In these studies, when evidence that the defendant failed a polygraph test is introduced into the trial, it consistently has failed to affect verdicts or measures related to verdicts (e.g., confidence ratings, strength of evidence ratings). In comparison, in studies in which other forms of equally suspect evidence are also introduced—such as eyewitness testimony, participants have tended to rely heavily on this information when rendering judgments. Moreover, participants fail to draw a distinction among the different types of polygraph test evidence. For example, research has consistently shown that the Guilty Knowledge Test (GKT) is much less likely to result in false positives (i.e., truthful suspects misclassified as deceptive) than is the CQT. Yet when studies have varied the type of polygraph test admitted in instances where the defendant failed the test, again no differences were found. That is, participants are no more trusting of the GKT than they are of the CQT. When researchers have varied whether the polygraph test results indicated that the defendant had passed the test or failed the test, there were again no differences in verdicts when compared with a control group that did not receive polygraph test results in the trial. Finally, because it is possible that participants are less apt to rely on polygraph evidence when other, more reliable forms of evidence are present than when it is the sole evidence against the defendant, researchers have varied the presence of failed polygraph evidence both with and without other corroborating evidence. Again, no differences were found for guilty judgments, as participants were no more likely to rely on polygraph evidence when it was the chief evidence against a defendant than when it was one of many pieces of evidence against the defendant.

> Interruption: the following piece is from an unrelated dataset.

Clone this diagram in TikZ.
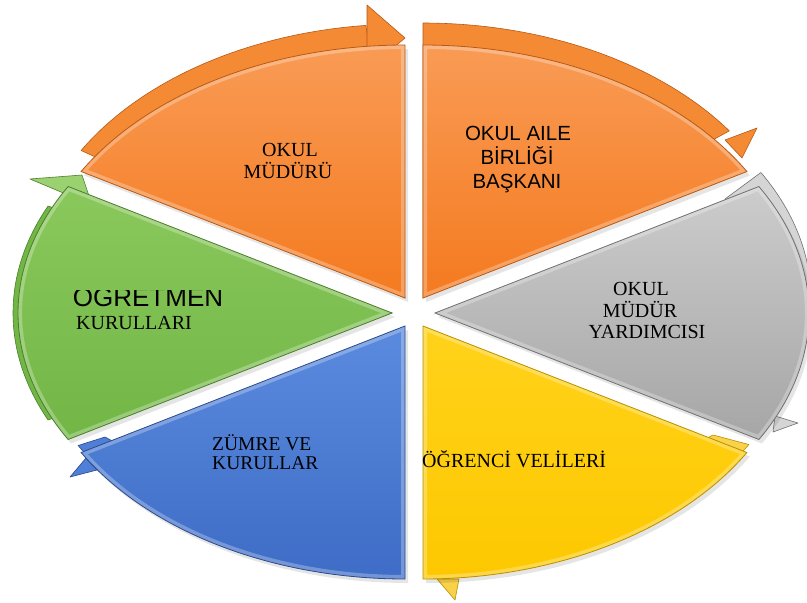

However, whereas jurors are rather reluctant to use polygraph evidence in their decisions, the general public appears to be less skeptical of the test than are experts. That is, surveys of experts in areas such as psychophysiology suggest that compared with the general public, they are more uniformly condemning of the value of polygraph tests. The general public tends to be more varied in its beliefs. Moreover, the general public is less inclined to perceive subtle differences in the techniques (e.g., CQT vs. GKT) but rather holds a generally skeptical attitude toward all polygraph tests. What is clear, then, is that despite the opinions of many within the legal community who fear that polygraph evidence may be overly probative in the minds of jurors, the research thus far is consistent in demonstrating that neither are polygraph test results highly valued by jurors nor do jurors place unwarranted trust in the test when rendering judgments concerning the defendant.

References:

  1. Daubert v. Merrell Dow Pharmaceuticals, 509 U.S. 579 (1993).
  2. Frye v. United States, 293 F. 1013 (D.C. Cir. 1923).
  3. Lykken, D. T. (1998). A tremor in the blood: Uses and abuses of the lie detector (2nd ed.). New York: Plenum Press.
  4. Myers, B., Latter, R., & Abdollahi-Arena, M. K. (2006). The court of public opinion: Lay perceptions of polygraph tests. Law and Human Behavior, 30(4), 509-523.
  5. United States v. Alexander, 526 F.2d 161, 164 (8th Cir. 1975).